My friend and I just returned from a month in Kenya, Africa. We went to the east coast, to a place called Ukunda, where we found a school called Habari Njema (Good News) School. A pastor named Esther started the school in 2007 hoping to gather 15-20 kids; there are now 90 kids. There is one classroom, and a long roofed area with no walls where the rest of the kids gather in their classes and sit on the floor. There was one other classroom but it collapsed on the kids. The kitchen is a shack, and the bathroom is a hole in the ground. The teachers are not paid, because only ten out of the ninety kids pay their school fees of five dollars Canadian a month.
When we saw these problems first hand we were overwhelmed. It seemed like all these problems could be answered with money, but we hadn’t come with the intention of giving money. We had come to volunteer our time, but it didn’t seem like they needed our time. But Esther changed our perceptions when she told us what a gift we were to them, that we could take pictures, and go home and share what we had seen with our family and friends.

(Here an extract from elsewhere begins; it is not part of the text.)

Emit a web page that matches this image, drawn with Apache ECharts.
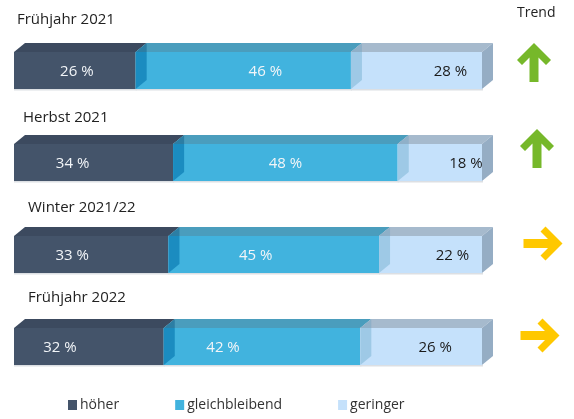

So what can I do? I can talk, and talk some more about what I saw and did. I can show pictures of the three sisters who were orphaned and had been living on their own in a shack with no door since 2007. Then I can show a picture of the girls in their new room at Esther’s that we’d furnished for them. I can talk about ten year old Njeri sitting on her very own bed, the first she’d ever had, with the biggest smile on her face. I can show a picture of her seventeen year old sister Rebecca who doesn’t have to stop going to school to work because we’ve found her a sponsor who will help get her through school and on to university where she wants to become a doctor.
The support we received from people at home reading our emails was tremendous. The truth is that we’ve become immune to the Unicef campaigns and school fundraisers. But when I show my grandparents the picture of the girls’ room we furnished with the $100 that they sent us, they know they’ve done something amazing. People love to help if they can see with their eyes the benefits of their contributions. So that is my mission; I will be the link between the giver and the receiver. I can show people firsthand what one volunteer can do in two weeks. In the scheme of things what we did in Kenya was a small accomplishment. But that is how I’ll change the world; a huge number of small accomplishments. And when I can show everyone that all these small accomplishments connect and grow into huge accomplishments, the world will change, because it will have no choice.